What is the White Powdery Stuff on My Salami?
Written by: Bill Miner. Published: October 8, 2020
It’s mold. Yup, you read that right. The powdery stuff on your salami is mold, but it’s the good kind of mold, and it’s completely edible. We get this question a lot, and it’s usually with a frantic tone because well, bad mold can be harmful. Here I’m going to break down what kind of mold is on our salami and why there is mold on our salami. So let’s clear up the confusion!
What is the mold on my salami?
When you open up one of our salamis from the packaging, you will immediately notice a white mold coated outside the salami. Don’t worry; it’s supposed to be there! It is a penicillin-based mold similar to the white mold you will find on a fine cheese like a French Brie or Camembert. It’s a natural part of the fermentation process of producing artisanal salumi and the salami mold has its own flavor and flora.
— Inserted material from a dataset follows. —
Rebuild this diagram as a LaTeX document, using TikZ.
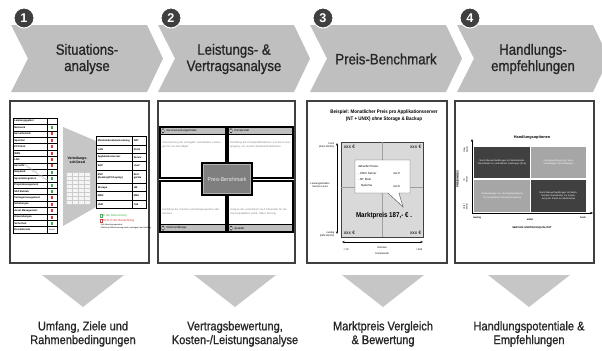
\documentclass[tikz,border=0pt]{standalone}
\usepackage{fontspec}
\setmainfont{Liberation Sans}
\newfontfamily\nar[FakeStretch=0.88]{Liberation Sans}
\newfontfamily\narb[FakeStretch=0.88,FakeBold=0.9]{Liberation Sans}
\usetikzlibrary{arrows.meta}
\definecolor{chevgray}{HTML}{BFBFBF}
\definecolor{trigray}{HTML}{C6C6C6}
\definecolor{txtdark}{HTML}{262626}
\definecolor{numdark}{HTML}{3F3F3F}
\definecolor{framec}{HTML}{404040}
\definecolor{okg}{HTML}{3DB54A}
\definecolor{nor}{HTML}{E53935}
\definecolor{boxgray}{HTML}{7F7F7F}
\definecolor{gridgray}{HTML}{D9D9D9}
\definecolor{qdark}{HTML}{404040}
\definecolor{qlight}{HTML}{A6A6A6}
\definecolor{bodygray}{HTML}{808080}
\newcommand\fsz[2]{\fontsize{#1}{#2}\selectfont}
\tikzset{
  chevtext/.style={font=\narb\fsz{11.25}{12.2}, text=txtdark, align=center, inner sep=0},
  numcirc/.style={circle, fill=numdark, draw=white, line width=0.75pt, minimum size=15pt, inner sep=0, text=white, font=\bfseries\fsz{9.5}{10}},
  panel/.style={draw=framec, line width=0.8pt, fill=white},
  bottext/.style={font=\narb\fsz{9.4}{10.3}, text=txtdark, align=center, inner sep=0},
  tabline/.style={draw=black, line width=0.35pt},
  tabtxt/.style={font=\bfseries\fsz{1.9}{2.3}, inner sep=0, align=left},
  p2box/.style={draw=black, line width=0.9pt, fill=white},
  p2head/.style={draw=black, line width=0.9pt, fill=chevgray},
  p2hd/.style={font=\fsz{2.1}{2.5}, inner sep=0},
  p2bd/.style={font=\fsz{1.95}{2.9}, text=bodygray, inner sep=0, align=left, text width=46pt},
  tiny3/.style={font=\fsz{2.2}{2.7}, inner sep=0},
  qtext/.style={font=\fsz{1.75}{2.5}, text=white, align=center, inner sep=0, text width=38pt},
  axisarr/.style={line width=0.35pt, {Stealth[length=2pt,width=1.6pt]}-{Stealth[length=2pt,width=1.6pt]}},
  axisone/.style={line width=0.5pt, -{Stealth[length=2.2pt,width=1.8pt]}}
}
\begin{document}
\begin{tikzpicture}[x=0.75pt,y=-0.75pt]
\useasboundingbox (0,0) rectangle (602,350);

% chevrons
\foreach \i/\x/\lab in {1/11/{Situations-\\analyse}, 2/158/{Leistungs- \&\\Vertragsanalyse}, 3/310/{Preis-Benchmark}, 4/457/{Handlungs-\\empfehlungen}} {
  \fill[chevgray] (\x,25) -- ++(136,0) -- ++(16,33.5) -- ++(-16,33.5) -- ++(-136,0) -- ++(17,-33.5) -- cycle;
  \node[chevtext] (c\i) at (\x+76,59) {\lab};
  \node[numcirc] (n\i) at (\x+13,18) {\i};
}

% panels
\foreach \i/\a/\b in {1/10/149, 2/158/295, 3/307/447, 4/455/594}
  \draw[panel] (\a,101) rectangle (\b,263);

% down triangles and bottom labels
\foreach \i/\x/\lab in {1/83/{Umfang, Ziele und\\Rahmenbedingungen}, 2/235/{Vertragsbewertung,\\Kosten-/Leistungsanalyse}, 3/383/{Marktpreis Vergleich\\\& Bewertung}, 4/529/{Handlungspotentiale \&\\Empfehlungen}} {
  \fill[trigray] (\x-41,275) -- (\x+41,275) -- (\x,307) -- cycle;
  \node[bottext] (b\i) at (\x,334) {\lab};
}

% ---------- panel 1 ----------
\fill[trigray] (63,127) -- (96,141) -- (96,207) -- (63,226) -- cycle;
\node[font=\bfseries\fsz{2.6}{3.1}, align=center, inner sep=0] (vs) at (77.5,160) {Verteilungs-\\schlüssel};
\fill[white!92!gray] (66,172) rectangle (90,204);
\foreach \k in {0,...,8} \draw[gray!40, line width=0.2pt] (66,172+\k*4) -- (90,172+\k*4);
\foreach \k in {0,...,4} \draw[gray!40, line width=0.2pt] (66+\k*6,172) -- (66+\k*6,204);
\foreach \k in {0,...,5} \node[font=\fsz{1}{1.2}, text=gray, inner sep=0] (vg\k) at (68,178+\k*4) {--};

\foreach [count=\k] \nm/\cl in {Leistungsgebiet/none, Netzwerk/okg, Serverbetrieb/nor, Speicher/nor, {PC/Client}/nor, WAN/nor, LAN/nor, SecLAN/nor, Helpdesk/okg, Systemintegration/okg, Projektmanagement/okg, SAP Betrieb/okg, Vertragsmanagement/nor, Schulungen/nor, Asset Management/nor, Anwendungen/nor, Sicherheit/okg, Druckdienste/none} {
  \pgfmathsetmacro\yy{118+(\k-1)*6.39}
  \draw[tabline, fill=white] (13,\yy) rectangle (47,\yy+6.39);
  \draw[tabline, fill=white] (47,\yy) rectangle (57,\yy+6.39);
  \node[tabtxt, anchor=west] (l\k) at (14,\yy+3.2) {\nm};
  \path[fill=\cl] (50.8,\yy+1.7) rectangle (53.2,\yy+4.7);
}
\node[font=\fsz{1.5}{1.8}, inner sep=0] (lseit) at (52,229.8) {Seiten};
\node[rotate=-35, text=gray!60, font=\bfseries\fsz{2.2}{2.6}, inner sep=0] (wm) at (36,173) {Arbeitsplatzsysteme};

\foreach [count=\k] \t/\b/\nm/\un in {136.7/145/{Mindestabnahme/Leistung}/{SW²}, 145/153.3/LAN/Ports, 153.3/161/Applikationsserver/Server, 161/170/SAP/User², 170/183.3/{BVP\\(Desktop/PC/Laptop)}/{End\\geräte}, 183.3/191.7/Storage/GB, 191.7/200/MAN/Mbit, 200/208.3/UHD/Call} {
  \draw[tabline, fill=white, line width=0.5pt] (96,\t) rectangle (132,\b);
  \draw[tabline, fill=white, line width=0.5pt] (132,\t) rectangle (146,\b);
  \node[tabtxt, anchor=west] (r\k) at (97.5,{(\t+\b)/2}) {\nm};
  \node[tabtxt, anchor=west] (u\k) at (133.5,{(\t+\b)/2}) {\un};
}
\draw[okg, line width=0.3pt] (100,213.7) rectangle (101.8,217.1);
\node[tiny3, text=okg, anchor=west] (lg1) at (102.5,215.5) {In der Betrachtung};
\draw[nor, line width=0.3pt] (100,218.9) rectangle (101.8,222.3);
\node[tiny3, text=nor, anchor=west] (lg2) at (102.5,220.7) {Nicht in der Betrachtung};
\node[font=\fsz{1.5}{1.8}, inner sep=0, anchor=west] (lg3) at (100,225) {¹ Mit Abrechnungseinheit};
\node[font=\fsz{1.5}{1.8}, inner sep=0, anchor=west] (lg4) at (100,228) {² Mit/ohne Differenzierung nach Leistungsart und Umfang};

% ---------- panel 2 ----------
\draw[p2box] (160,127) rectangle (226,178);
\draw[p2head] (160,127) rectangle (226,134.5);
\draw[p2box] (228,127) rectangle (293,178);
\draw[p2head] (228,127) rectangle (293,134.5);
\draw[p2box] (160,181) rectangle (226,232);
\draw[p2head] (160,224.5) rectangle (226,232);
\draw[p2box] (228,181) rectangle (293,232);
\draw[p2head] (228,224.5) rectangle (293,232);
\foreach \x/\y in {163/130.75, 231/130.75, 163/228.25, 231/228.25}
  \draw[fill=white, line width=0.3pt] (\x,\y) ellipse [x radius=1.1, y radius=2.1];
\node[p2hd, anchor=west] (h1) at (166,130.75) {Service/Leistungsinhalte};
\node[p2hd, anchor=west] (h2) at (234,130.75) {Komplexität};
\node[p2hd, anchor=west] (h3) at (166,228.25) {Volumen/Menge};
\node[p2hd, anchor=west] (h4) at (234,228.25) {Qualität};
\node[p2bd, anchor=north west] (d1) at (162,141) {Untersuchung der vertraglich vereinbarten Leistungen für ein Ziel-Objekt};
\node[p2bd, anchor=north west] (d2) at (230,141) {Ermittlung der Komplexitätsfaktoren und deren Ausprägung, z.B. Anzahl Standorte/Plattformen};
\node[p2bd, anchor=south west] (d3) at (162,215) {Ermittlung der Volumen und Mengengerüste aller Services};
\node[p2bd, anchor=south west] (d4) at (230,215) {Analyse der vereinbarten SLA Parameter für die Servicequalitäten (Gold, Silber, Bronze)};
\draw[fill=boxgray, draw=black, line width=1pt] (202,163) rectangle (252,195);
\draw[gray!60, line width=0.3pt] (203.5,164.5) rectangle (250.5,193.5);
\node[font=\nar\fsz{4.3}{5}, text=gray!15, inner sep=0] (pb) at (227,179) {Preis-Benchmark};

% ---------- panel 3 ----------
\node[font=\nar\bfseries\fsz{3.8}{4.8}, align=center, inner sep=0] (t3) at (384,115.5) {Beispiel: Monatlicher Preis pro Applikationsserver\\(NT + UNIX) ohne Storage \& Backup};
\draw[fill=gridgray, draw=framec, line width=0.7pt] (341,142) rectangle (423,237);
\draw[gray!75, line width=0.4pt] (382,142) -- (382,237);
\draw[gray!75, line width=0.4pt] (341,187) -- (423,187);
\node[font=\fsz{3.6}{4.2}, inner sep=0, anchor=west] (x1) at (343.5,146.5) {xxx €};
\node[font=\fsz{3.6}{4.2}, inner sep=0, anchor=east] (x2) at (421.5,146.5) {xxx €};
\node[font=\fsz{3.6}{4.2}, inner sep=0, anchor=west] (x3) at (343.5,232.5) {xxx €};
\node[font=\fsz{3.6}{4.2}, inner sep=0, anchor=east] (x4) at (421.5,232.5) {xxx €};
\draw[fill=white, draw=gray!70!black, line width=0.35pt] (355,160) -- (410,160) -- (410,193) -- (399,193) -- (403,207) -- (388,193) -- (355,193) -- cycle;
\node[font=\fsz{2.2}{2.6}, inner sep=0, anchor=west] (bb1) at (358,166) {Aktuelle Preise:};
\node[font=\fsz{2.2}{2.6}, inner sep=0, anchor=west] (bb2) at (358,173) {- UNIX Server};
\node[font=\fsz{2.2}{2.6}, inner sep=0, anchor=west] (bb3) at (393,173) {xxx €};
\node[font=\fsz{2.2}{2.6}, inner sep=0, anchor=west] (bb4) at (358,179.5) {- NT Klein};
\node[font=\fsz{2.2}{2.6}, inner sep=0, anchor=west] (bb5) at (360.5,186) {Systeme};
\node[font=\fsz{2.2}{2.6}, inner sep=0, anchor=west] (bb6) at (393,186) {xxx €};
\node[font=\nar\bfseries\fsz{5.3}{6}, inner sep=0] (mp) at (384,216) {Marktpreis 187,- € .};
\coordinate (ya) at (337,143);
\coordinate (yb) at (337,234);
\draw[axisarr] (ya) -- (yb);
\coordinate (xa) at (342,242);
\coordinate (xb) at (423,242);
\draw[axisarr] (xa) -- (xb);
\node[font=\fsz{1.9}{2.3}, inner sep=0, align=right, anchor=east] (ah) at (334.5,145) {hoch\\(hohe 99,9\%)};
\node[font=\fsz{1.9}{2.3}, inner sep=0, align=center] (am) at (320,185.5) {Leistungsinhalte/\\Service Level};
\node[font=\fsz{1.9}{2.3}, inner sep=0, align=right, anchor=east] (an) at (334.5,234.5) {niedrig\\(tiefe 99,5\%)};
\node[font=\fsz{1.9}{2.3}, inner sep=0, align=center] (av) at (382,251) {Volumen\\\strut\\Komplexität};
\node[font=\fsz{1.9}{2.3}, inner sep=0] (a10) at (346,250) {< 10};
\node[font=\fsz{1.9}{2.3}, inner sep=0] (a300) at (419,250) {> 300};

% ---------- panel 4 ----------
\node[font=\bfseries\fsz{2.9}{3.4}, inner sep=0] (t4) at (532,138) {Handlungsoptionen};
\fill[qdark] (474,147) rectangle (530,178);
\fill[qlight] (531,147) rectangle (586,178);
\fill[qlight] (474,180) rectangle (530,212);
\fill[qdark] (531,180) rectangle (586,212);
\node[qtext] (q1) at (502,162.5) {Nach-/Neuverhandlungen mit bestehenden Dienstleister zu veränderten Leistungen (SLA)};
\node[qtext] (q2) at (558.5,162.5) {Vertragsverlängerung / keine notwendigen Verhandlungen};
\node[qtext] (q3) at (502,196) {Verhandlungen zur Vertragsbeendigung mit (veränderter) Neuausschreibung};
\node[qtext] (q4) at (558.5,196) {Nach-/Neuverhandlungen mit bestehendem Dienstleister zur Anpassung der Preise an Marktniveau};
\coordinate (o4) at (472,213);
\coordinate (y4) at (472,139);
\coordinate (x4) at (593,213);
\draw[axisone] (o4) -- (y4);
\draw[axisone] (o4) -- (x4);
\node[rotate=90, font=\bfseries\fsz{2.2}{2.6}, inner sep=0] (pi) at (457.5,179) {PREISINDEX};
\node[rotate=90, font=\fsz{1.7}{2}, inner sep=0, align=center] (k1) at (465.5,150) {Über\\Markt};
\node[rotate=90, font=\fsz{1.7}{2}, inner sep=0, align=center] (k2) at (465.5,180) {Im\\Markt};
\node[rotate=90, font=\fsz{1.7}{2}, inner sep=0, align=center] (k3) at (465.5,207) {Unter\\Markt};
\node[font=\bfseries\fsz{1.8}{2.2}, inner sep=0] (m1) at (477,217.5) {niedrig};
\node[font=\bfseries\fsz{1.8}{2.2}, inner sep=0] (m2) at (530,219.5) {mittel};
\node[font=\bfseries\fsz{1.8}{2.2}, inner sep=0] (m3) at (583,217.5) {hoch};
\node[font=\bfseries\fsz{1.9}{2.3}, inner sep=0] (xl) at (532,228) {SERVICE-/VERTRAGSQUALITÄT};
\end{tikzpicture}
\end{document}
Why is there mold on my salami?
Simply put, the mold protects the salami from bad mold and bacteria.
We stuff our salami into all-natural casings, and as part of the process, we inoculate a mold solution onto the casings by soaking them before stuffing them. Once the casings are stuffed with salami, they are put into our climate-controlled fermentation rooms set at 100% humidity and 75 degrees. Obviously, that’s not the ideal temperature to store meat, but it is the perfect climate to ferment our salumi.
Now that the salami is in our fermentation rooms, the fermentation process begins and is an integral part of making salami. During fermentation, the lactic acid starter culture feeds on sugars that are part of our recipes. The sugar is consumed by the starter culture, which lowers the meat’s pH to a safe level. This process is critical and creates the unique, tangy flavor that is present in our salami.
(Little fact; we’re required to list the sugar in our recipes on the product ingredient list, but the sugars are not present in the final product. The starter cultures consume all the sugar. We can’t call the product “sugar-free”, but there are indeed no residual sugars in our finished salami.)
As the salami pH reaches a level below 5.0, the fermentation process kills any harmful bacteria that may be present in the raw pork we use. Plus, as the salami ferments, all of that beautiful white penicillin-based mold blooms and starts to form a luscious white coat on the salami’s exterior.
After fermentation, the salami is moved to our climate-controlled drying rooms, where the mold continues to bloom throughout the drying process. This is where the penicillin-based mold really starts doing its job. The mold protects the salami from any harmful bacteria getting inside the product. It serves an essential purpose and is part of what we call the “terroir” of our product, giving our salami a unique flavor and flora, similar to fine wine.
Is the mold on my salami dangerous to eat?
The mold is definitely not dangerous to eat. Of course, you can easily remove the casing if you prefer not to eat the mold. The mold does have a unique flavor and flora that it adds to our products.
Personally, I do not eat the casing or the mold on our salami, as that is my preference. I feel like what is inside the casing is what I want to taste, but I know plenty of people who enjoy eating the exterior as well. So, the choice is up to you but know that the salami mold isn't going to hurt you.
Why does the mold look different than last time?
The mold that we use to produce our salami is 100% natural and can bloom into different colors throughout the drying process. I have seen hues of blue, green, grey, and yellow, all of which are entirely natural and safe.
Again, the mold is present to protect the product from other competing mold or bacteria growth during the drying process. This good mold does indeed protect the salami from any potentially harmful molds that might be present in the environment. And, it helps our products dry slowly and evenly, to produce a genuinely supple finished product.
Does the mold on salami require special handling?
You do not need to worry about touching or removing too much mold when you’re handling the salami. Feel free to get a good grip on the salami when cutting it. The mold will not hurt you if you touch your face or put your finger in your mouth after holding the salami.
As part of the home storage process, I recommend storing your il porcellino salumi in one of the crisper drawers in your refrigerator. Once you open and cut the salami, rewrap the product in its paper packaging and store it inside an unsealed ziplock bag. Keeping the salami this way allows the product to continue to “breathe”. The salami and the mold itself do indeed require oxygen to continue to grow. If the airflow is cut off, then the mold begins to die and will create an unpleasant aroma and flavor. Our salami has a shelf life of nine months when stored correctly in your home refrigerator.
Now you can stop worrying and just enjoy the salami.